DAVAO CITY, Philippines – The Davao Region registered the third-highest inflation rate in the country, with prices shooting up by 9.4% in January.
The Philippine Statistics Authority (PSA) said the region’s inflation had increased since August 2022, driven by rising costs of housing, water and power rates, and fuel costs. It was the Davao Region’s fourth highest inflation rate since January 2022.
The current inflation rate places the region behind Western Visayas, with an inflation rate of 10.3%, and Central Luzon at 9.4%, the highest in the country..
Inflation, the measure of how fast prices of goods and services increase, is a natural occurrence in the economy. The COVID-19 pandemic, however, compounded the rise of prices, making it particularly burdensome for individuals and families.
In January 2022, the inflation rate was recorded at 3%. A year later, it has tripled to reach 9.4%.
The impact of the steep inflation rate can be seen in the struggles of people like Vernalyn Yapar, a mother of two in Bankerohan, Davao City.
Yapar said her husband’s daily salary of P443, earned as a merchandiser in a mall, has not been enough to cover their basic needs such as light and water bills, food, transportation, and food allowances for their children.
With Social Security System (SSS) premiums and other contributions being deducted from his salary, she said they have been tightening their belt and left to make do with the remaining amount for their daily expenses.
The PSA said housing, water, electricity, and fuel prices were the primary drivers of inflation, which surged from 7.9% in December 2022 to 8.8% in January 2023.
Meanwhile, food inflation slowed slightly from 10.7% in December to 10% in January.
The PSA attributed the deceleration in food inflation to the decrease in the annual growth rate of rice, which registered at 4.4%.
Despite the moderation in food inflation, the headline inflation rate continued to climb, reaching a decade-high of 8.7% in January 2023 from 8.1% in December 2022 – the highest so far since November 2008, the PSA said in a February 7 report.
Economist Gerardo Sicat attributed the price increases to a confluence of domestic economic factors and the effects of external economic and political conditions that happened in succession.

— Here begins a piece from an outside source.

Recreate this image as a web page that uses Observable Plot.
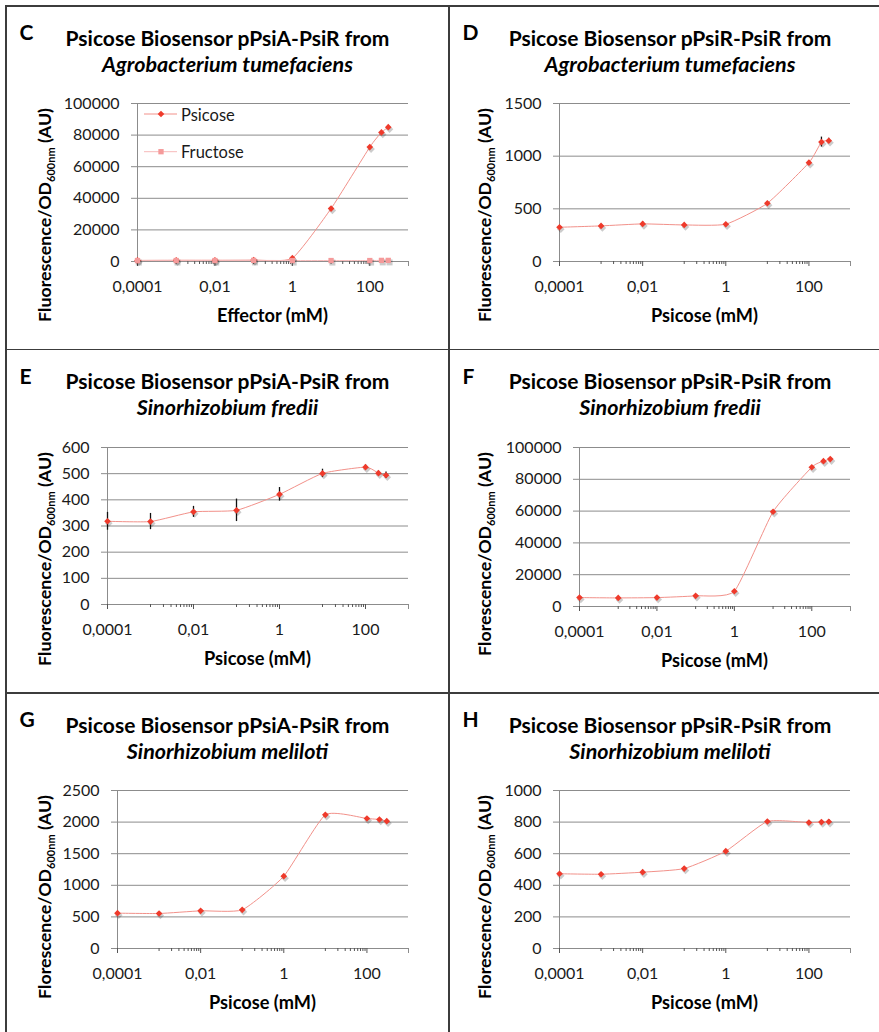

The National Economic Development Authority (NEDA), meanwhile, blamed the rising prices of vegetables, fruits, and rice to lower production resulting from bad weather conditions and higher costs of inputs.

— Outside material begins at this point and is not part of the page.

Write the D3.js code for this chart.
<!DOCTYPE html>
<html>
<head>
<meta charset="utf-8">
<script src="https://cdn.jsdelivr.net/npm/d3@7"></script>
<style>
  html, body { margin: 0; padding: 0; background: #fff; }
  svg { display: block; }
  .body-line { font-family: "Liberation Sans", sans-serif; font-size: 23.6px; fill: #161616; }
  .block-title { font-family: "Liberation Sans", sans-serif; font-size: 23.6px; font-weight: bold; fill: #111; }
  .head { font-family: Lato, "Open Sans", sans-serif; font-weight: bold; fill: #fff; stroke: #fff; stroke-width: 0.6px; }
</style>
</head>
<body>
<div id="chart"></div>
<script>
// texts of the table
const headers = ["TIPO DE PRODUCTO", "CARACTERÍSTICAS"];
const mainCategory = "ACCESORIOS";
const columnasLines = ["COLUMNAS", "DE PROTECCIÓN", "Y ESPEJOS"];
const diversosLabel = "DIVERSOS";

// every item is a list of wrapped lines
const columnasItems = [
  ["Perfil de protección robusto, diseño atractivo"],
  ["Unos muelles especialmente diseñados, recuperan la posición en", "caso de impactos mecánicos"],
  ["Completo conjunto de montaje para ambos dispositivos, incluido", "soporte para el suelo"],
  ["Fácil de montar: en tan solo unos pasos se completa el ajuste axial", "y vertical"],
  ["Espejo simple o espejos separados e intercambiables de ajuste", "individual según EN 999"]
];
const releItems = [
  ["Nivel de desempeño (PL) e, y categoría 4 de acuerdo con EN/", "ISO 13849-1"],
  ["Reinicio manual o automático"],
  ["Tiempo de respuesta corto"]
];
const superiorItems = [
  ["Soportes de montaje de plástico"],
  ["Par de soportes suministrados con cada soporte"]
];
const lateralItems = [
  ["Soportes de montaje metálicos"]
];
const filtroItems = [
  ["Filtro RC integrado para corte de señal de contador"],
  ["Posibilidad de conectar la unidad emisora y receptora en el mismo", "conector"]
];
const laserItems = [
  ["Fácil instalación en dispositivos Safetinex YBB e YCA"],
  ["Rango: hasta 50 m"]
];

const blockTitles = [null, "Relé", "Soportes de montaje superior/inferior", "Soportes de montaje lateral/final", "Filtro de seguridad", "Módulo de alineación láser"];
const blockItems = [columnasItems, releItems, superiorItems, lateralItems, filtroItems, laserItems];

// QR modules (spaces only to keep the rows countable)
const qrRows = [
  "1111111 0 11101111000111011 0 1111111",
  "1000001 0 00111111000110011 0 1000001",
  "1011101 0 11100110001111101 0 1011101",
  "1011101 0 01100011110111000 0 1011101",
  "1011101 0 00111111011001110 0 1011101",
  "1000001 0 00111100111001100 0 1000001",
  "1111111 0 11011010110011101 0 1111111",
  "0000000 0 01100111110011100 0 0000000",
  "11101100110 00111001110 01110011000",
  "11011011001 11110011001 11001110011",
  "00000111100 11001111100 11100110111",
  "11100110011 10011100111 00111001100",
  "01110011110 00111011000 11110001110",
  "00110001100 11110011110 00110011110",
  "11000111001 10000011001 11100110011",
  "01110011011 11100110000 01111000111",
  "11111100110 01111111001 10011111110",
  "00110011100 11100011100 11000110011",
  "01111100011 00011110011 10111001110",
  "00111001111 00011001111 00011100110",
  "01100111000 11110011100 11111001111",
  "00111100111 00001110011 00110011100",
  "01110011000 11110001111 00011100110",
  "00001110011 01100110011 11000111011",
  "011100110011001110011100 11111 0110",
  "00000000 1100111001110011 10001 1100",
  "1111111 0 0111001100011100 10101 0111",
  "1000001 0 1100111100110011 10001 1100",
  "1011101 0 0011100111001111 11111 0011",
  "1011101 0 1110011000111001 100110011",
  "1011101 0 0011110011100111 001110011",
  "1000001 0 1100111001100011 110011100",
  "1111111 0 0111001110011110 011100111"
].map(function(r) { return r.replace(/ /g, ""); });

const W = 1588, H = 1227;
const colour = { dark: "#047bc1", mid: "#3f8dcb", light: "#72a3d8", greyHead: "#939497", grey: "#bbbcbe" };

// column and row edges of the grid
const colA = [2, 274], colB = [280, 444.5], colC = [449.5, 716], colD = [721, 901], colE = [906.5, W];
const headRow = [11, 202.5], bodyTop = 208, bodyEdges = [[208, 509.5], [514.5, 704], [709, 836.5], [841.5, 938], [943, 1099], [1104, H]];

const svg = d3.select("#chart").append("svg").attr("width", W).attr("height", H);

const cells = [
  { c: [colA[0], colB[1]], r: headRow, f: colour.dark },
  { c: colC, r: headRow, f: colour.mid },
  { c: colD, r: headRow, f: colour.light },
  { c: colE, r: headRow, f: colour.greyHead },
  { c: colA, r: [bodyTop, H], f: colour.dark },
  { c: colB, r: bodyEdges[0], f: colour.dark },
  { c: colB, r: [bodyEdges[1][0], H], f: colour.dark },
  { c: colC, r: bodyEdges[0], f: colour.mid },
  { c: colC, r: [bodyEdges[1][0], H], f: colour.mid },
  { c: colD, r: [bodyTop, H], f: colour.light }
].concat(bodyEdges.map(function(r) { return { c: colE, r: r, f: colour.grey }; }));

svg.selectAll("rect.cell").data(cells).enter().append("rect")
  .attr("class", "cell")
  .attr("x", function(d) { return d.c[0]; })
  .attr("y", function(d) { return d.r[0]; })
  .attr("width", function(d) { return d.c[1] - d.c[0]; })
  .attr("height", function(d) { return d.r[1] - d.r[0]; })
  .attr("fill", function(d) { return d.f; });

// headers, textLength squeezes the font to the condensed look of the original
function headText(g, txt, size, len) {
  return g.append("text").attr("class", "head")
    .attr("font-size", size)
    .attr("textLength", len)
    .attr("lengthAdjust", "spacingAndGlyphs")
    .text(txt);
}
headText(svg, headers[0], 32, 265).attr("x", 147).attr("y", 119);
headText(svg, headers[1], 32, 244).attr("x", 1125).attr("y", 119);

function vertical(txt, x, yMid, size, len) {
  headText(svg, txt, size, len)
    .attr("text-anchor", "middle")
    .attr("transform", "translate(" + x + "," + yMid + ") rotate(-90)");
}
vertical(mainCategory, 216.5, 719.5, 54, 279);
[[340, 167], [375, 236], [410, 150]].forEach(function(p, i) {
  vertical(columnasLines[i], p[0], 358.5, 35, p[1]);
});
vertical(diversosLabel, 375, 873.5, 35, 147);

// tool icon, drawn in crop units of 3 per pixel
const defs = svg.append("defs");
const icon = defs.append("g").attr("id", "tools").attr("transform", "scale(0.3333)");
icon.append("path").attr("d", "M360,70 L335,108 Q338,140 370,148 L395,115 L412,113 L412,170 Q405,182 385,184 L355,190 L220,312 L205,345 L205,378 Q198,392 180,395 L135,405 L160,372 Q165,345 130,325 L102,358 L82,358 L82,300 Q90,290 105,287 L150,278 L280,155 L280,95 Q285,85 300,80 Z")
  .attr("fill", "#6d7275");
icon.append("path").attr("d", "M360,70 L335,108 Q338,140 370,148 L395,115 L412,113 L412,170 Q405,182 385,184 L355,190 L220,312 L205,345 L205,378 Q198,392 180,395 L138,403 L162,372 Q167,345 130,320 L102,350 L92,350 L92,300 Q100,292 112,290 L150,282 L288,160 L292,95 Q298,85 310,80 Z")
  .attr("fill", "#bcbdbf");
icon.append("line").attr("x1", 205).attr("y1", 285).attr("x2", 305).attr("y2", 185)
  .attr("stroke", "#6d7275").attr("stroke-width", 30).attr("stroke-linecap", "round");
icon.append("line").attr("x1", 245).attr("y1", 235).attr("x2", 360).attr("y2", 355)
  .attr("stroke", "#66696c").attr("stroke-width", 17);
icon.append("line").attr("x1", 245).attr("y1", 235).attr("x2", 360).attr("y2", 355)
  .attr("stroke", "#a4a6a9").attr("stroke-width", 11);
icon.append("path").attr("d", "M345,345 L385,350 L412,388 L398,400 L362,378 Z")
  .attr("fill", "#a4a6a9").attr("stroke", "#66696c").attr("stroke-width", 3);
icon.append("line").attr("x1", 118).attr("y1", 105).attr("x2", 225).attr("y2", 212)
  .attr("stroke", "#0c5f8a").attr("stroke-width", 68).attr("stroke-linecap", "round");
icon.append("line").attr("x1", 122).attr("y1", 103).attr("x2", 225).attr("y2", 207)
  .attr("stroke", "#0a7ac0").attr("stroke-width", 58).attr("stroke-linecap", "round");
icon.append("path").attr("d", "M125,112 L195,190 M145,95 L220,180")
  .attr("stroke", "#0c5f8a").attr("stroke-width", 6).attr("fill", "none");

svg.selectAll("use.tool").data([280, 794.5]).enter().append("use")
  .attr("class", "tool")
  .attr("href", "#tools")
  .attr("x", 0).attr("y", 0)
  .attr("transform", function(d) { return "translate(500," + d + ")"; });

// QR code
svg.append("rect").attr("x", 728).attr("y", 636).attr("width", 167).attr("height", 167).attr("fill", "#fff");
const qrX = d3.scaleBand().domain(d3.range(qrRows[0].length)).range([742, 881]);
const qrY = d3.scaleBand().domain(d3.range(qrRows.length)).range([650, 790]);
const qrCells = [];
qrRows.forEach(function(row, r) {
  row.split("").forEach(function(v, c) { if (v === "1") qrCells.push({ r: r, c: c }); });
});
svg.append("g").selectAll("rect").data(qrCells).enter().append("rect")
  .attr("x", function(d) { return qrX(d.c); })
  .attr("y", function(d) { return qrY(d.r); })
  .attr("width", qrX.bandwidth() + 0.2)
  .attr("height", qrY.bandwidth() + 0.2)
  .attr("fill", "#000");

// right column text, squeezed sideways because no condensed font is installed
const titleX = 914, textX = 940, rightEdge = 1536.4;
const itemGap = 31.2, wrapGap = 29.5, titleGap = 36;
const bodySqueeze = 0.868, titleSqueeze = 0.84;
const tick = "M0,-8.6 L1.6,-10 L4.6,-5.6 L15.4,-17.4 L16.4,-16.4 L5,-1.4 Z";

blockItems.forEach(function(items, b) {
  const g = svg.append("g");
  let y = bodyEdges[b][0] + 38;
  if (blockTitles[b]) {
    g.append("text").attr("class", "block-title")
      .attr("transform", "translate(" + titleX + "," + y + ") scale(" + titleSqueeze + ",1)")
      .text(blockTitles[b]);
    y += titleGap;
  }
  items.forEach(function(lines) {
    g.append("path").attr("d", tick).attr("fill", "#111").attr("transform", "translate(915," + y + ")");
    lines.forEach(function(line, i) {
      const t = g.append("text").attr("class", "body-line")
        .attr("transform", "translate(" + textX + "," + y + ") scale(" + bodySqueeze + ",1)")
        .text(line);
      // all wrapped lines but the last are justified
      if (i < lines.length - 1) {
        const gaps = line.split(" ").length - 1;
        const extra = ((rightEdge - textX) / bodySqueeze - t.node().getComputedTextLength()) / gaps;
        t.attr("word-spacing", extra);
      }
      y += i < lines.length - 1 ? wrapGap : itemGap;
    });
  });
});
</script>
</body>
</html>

It said short-term measures to address inflation include augmenting the supply of goods, such as through temporary easing of import restrictions, price monitoring, and targeted social support.
In the medium to long term, NEDA’s priority consists of ensuring food security through higher agricultural productivity and ensuring energy security by pursuing the energy transition and development program.
The continuing inflation, however, “will be even more burdensome than the already debilitating effect of precarious jobs and low income,” said Sonny Africa, the executive director of economic think-tank IBON Foundation.
“Government can control prices, mandate a wage hike and expand social protection to give necessary support to the poorest Filipinos as well as to small producers and business in order to mitigate the impact of inflation on the people,” Africa said. – Rappler.com
Lucelle Bonzo is an Aries Rufo Journalism fellow.